The relevant documents of the League of Nations completely disprove the statements of the Armenian side claiming that the League of Nations did not admit Azerbaijan because of its alleged territorial claims to the so-called Armenian-populated territories and the refusal to recognize the control of Azerbaijan over Nagorny Karabakh. It is obvious actually that the state, considerable part of the territory of which was occupied by the time of consideration of its application in the League of Nations, and yet the Government that submitted this application was overthrown, could not be regarded as fully self-governing in terms of Article 1 of the Covenant of the League of Nations. Thus, these were just those conditions that prevented Azerbaijan from being admitted to the League of Nations.

At the same time, the League of Nations did not consider Armenia itself as a state and proceeded from the fact that this entity had no clear and recognized borders, neither status nor constitution, and its Government was unstable. As a result, the admission of Armenia to the League of Nations was voted down on 16 December 1920.(6)

2.2. Nagorny Karabakh within the Azerbaijan SSR

Along with the above-mentioned facts on the recognition by the Allied Powers of the authority of Azerbaijan over Nagorny Karabakh, a proposition that Karabakh was not under the jurisdiction of independent Azerbaijan when it became part of the Soviet Union refuted also by the decision of the Caucasian Bureau of the Central Committee of the Russian Communist Party (Bolsheviks), which owing to the territorial claims of Armenia did take up the problem several times and, at the meeting held on 5 July 1921, decided to retain Nagorny Karabakh within the Azerbaijan SSR. At the same time, the Azerbaijan SSR was recommended to confer Nagorny Karabakh a broader autonomy.(7)

On 13 October 1921 the Treaty of Friendship between the Armenia SSR, Azerbaijan SSR and Georgia SSR, on the one hand, and Turkey, on the other, was concluded in Kars with the participation of the RSFSR. In Article 5 of the Treaty the Governments of Turkey, Armenia and Azerbaijan expressed their consent that "the Nakhichevan oblast … forms an autonomous territory under the protection of Azerbaijan".(8)

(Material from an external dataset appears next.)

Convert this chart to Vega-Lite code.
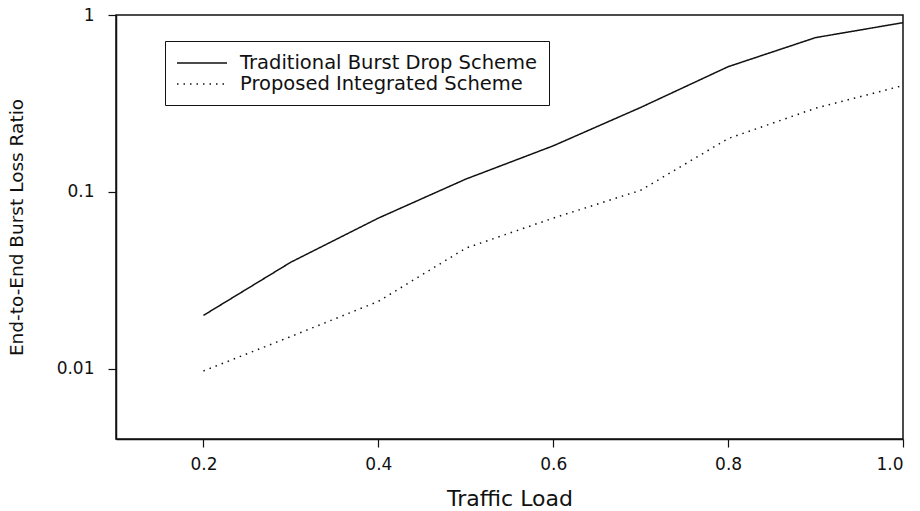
{
  "$schema": "https://vega.github.io/schema/vega-lite/v6.json",
  "width": 787,
  "height": 424,
  "autosize": {"type": "none"},
  "padding": {"left": 116, "top": 15, "right": 17, "bottom": 72},
  "background": "white",
  "config": {
    "view": {"stroke": "#111", "strokeWidth": 1.5},
    "font": "DejaVu Sans",
    "axis": {
      "grid": false,
      "domainColor": "#111",
      "domainWidth": 1.5,
      "tickColor": "#111",
      "tickWidth": 1.2,
      "tickSize": 8,
      "labelFont": "DejaVu Sans",
      "labelFontSize": 17,
      "labelColor": "#111",
      "titleFont": "DejaVu Sans",
      "titleFontWeight": "normal",
      "titleColor": "#111"
    }
  },
  "data": {
    "values": [
      {"load": 0.2, "ratio": 0.02, "scheme": "Traditional Burst Drop Scheme"},
      {"load": 0.3, "ratio": 0.04, "scheme": "Traditional Burst Drop Scheme"},
      {"load": 0.4, "ratio": 0.071, "scheme": "Traditional Burst Drop Scheme"},
      {"load": 0.5, "ratio": 0.118, "scheme": "Traditional Burst Drop Scheme"},
      {"load": 0.6, "ratio": 0.182, "scheme": "Traditional Burst Drop Scheme"},
      {"load": 0.7, "ratio": 0.3, "scheme": "Traditional Burst Drop Scheme"},
      {"load": 0.8, "ratio": 0.51, "scheme": "Traditional Burst Drop Scheme"},
      {"load": 0.9, "ratio": 0.745, "scheme": "Traditional Burst Drop Scheme"},
      {"load": 1.0, "ratio": 0.905, "scheme": "Traditional Burst Drop Scheme"},
      {"load": 0.2, "ratio": 0.0097, "scheme": "Proposed Integrated Scheme"},
      {"load": 0.3, "ratio": 0.0152, "scheme": "Proposed Integrated Scheme"},
      {"load": 0.4, "ratio": 0.024, "scheme": "Proposed Integrated Scheme"},
      {"load": 0.5, "ratio": 0.048, "scheme": "Proposed Integrated Scheme"},
      {"load": 0.6, "ratio": 0.071, "scheme": "Proposed Integrated Scheme"},
      {"load": 0.7, "ratio": 0.102, "scheme": "Proposed Integrated Scheme"},
      {"load": 0.8, "ratio": 0.2, "scheme": "Proposed Integrated Scheme"},
      {"load": 0.9, "ratio": 0.297, "scheme": "Proposed Integrated Scheme"},
      {"load": 1.0, "ratio": 0.399, "scheme": "Proposed Integrated Scheme"}
    ]
  },
  "mark": {"type": "line", "color": "#111", "strokeWidth": 1.5, "clip": true},
  "encoding": {
    "x": {
      "field": "load",
      "type": "quantitative",
      "scale": {"domain": [0.1, 1.0], "nice": false, "zero": false},
      "axis": {
        "title": "Traffic Load",
        "titleFontSize": 22,
        "titlePadding": 16,
        "values": [0.2, 0.4, 0.6, 0.8, 1.0],
        "format": ".1f",
        "labelPadding": 9
      }
    },
    "y": {
      "field": "ratio",
      "type": "quantitative",
      "scale": {"type": "log", "domain": [0.004, 1], "nice": false},
      "axis": {
        "title": "End-to-End Burst Loss Ratio",
        "titleFontSize": 18.5,
        "titlePadding": 30,
        "values": [0.01, 0.1, 1],
        "format": "~g",
        "labelPadding": 14
      }
    },
    "strokeDash": {
      "field": "scheme",
      "type": "nominal",
      "scale": {
        "domain": ["Traditional Burst Drop Scheme", "Proposed Integrated Scheme"],
        "range": [[1, 0], [1.5, 5]]
      },
      "legend": {
        "title": null,
        "orient": "none",
        "legendX": 49,
        "legendY": 26,
        "strokeColor": "#111",
        "fillColor": "white",
        "padding": 11,
        "symbolType": "M-1,0H4",
        "symbolSize": 400,
        "symbolStrokeWidth": 1.5,
        "symbolStrokeColor": "#111",
        "labelFont": "DejaVu Sans",
        "labelFontSize": 19.5,
        "labelColor": "#111",
        "labelOffset": 42,
        "labelLimit": 400,
        "rowPadding": 0
      }
    }
  }
}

Transcaucasian Socialist Federal Soviet Republic (TSFSR) was established on 13 December 1922. The Constitution of the TSFSR confirmed that the Republic of Nakhichevan was an inseparable and constituent part of Azerbaijan in form of an autonomous unit. According to this Constitution, the status of autonomous republics and oblasts (Abkhazia, Ajaristan and South Ossetia) remained unchangeable.

Insofar as the mountainous part of Karabakh was officially recognized as an inseparable part of Azerbaijan, including by the Armenia SSR, neither the Treaty of Kars nor the Constitution of the TSFSR contained any reference to it.(9)

The next day after the adoption on 7 July 1923 of the first Constitution of the USSR, the Central Executive Committee of the Azerbaijan SSR issued a Decree "On the Formation of the Autonomous Oblast of Nagorny Karabakh".

The status of Nagorny Karabakh as an autonomous oblast within the Azerbaijan SSR was stipulated in the Constitutions of the USSR of 1936 and 1977.(10)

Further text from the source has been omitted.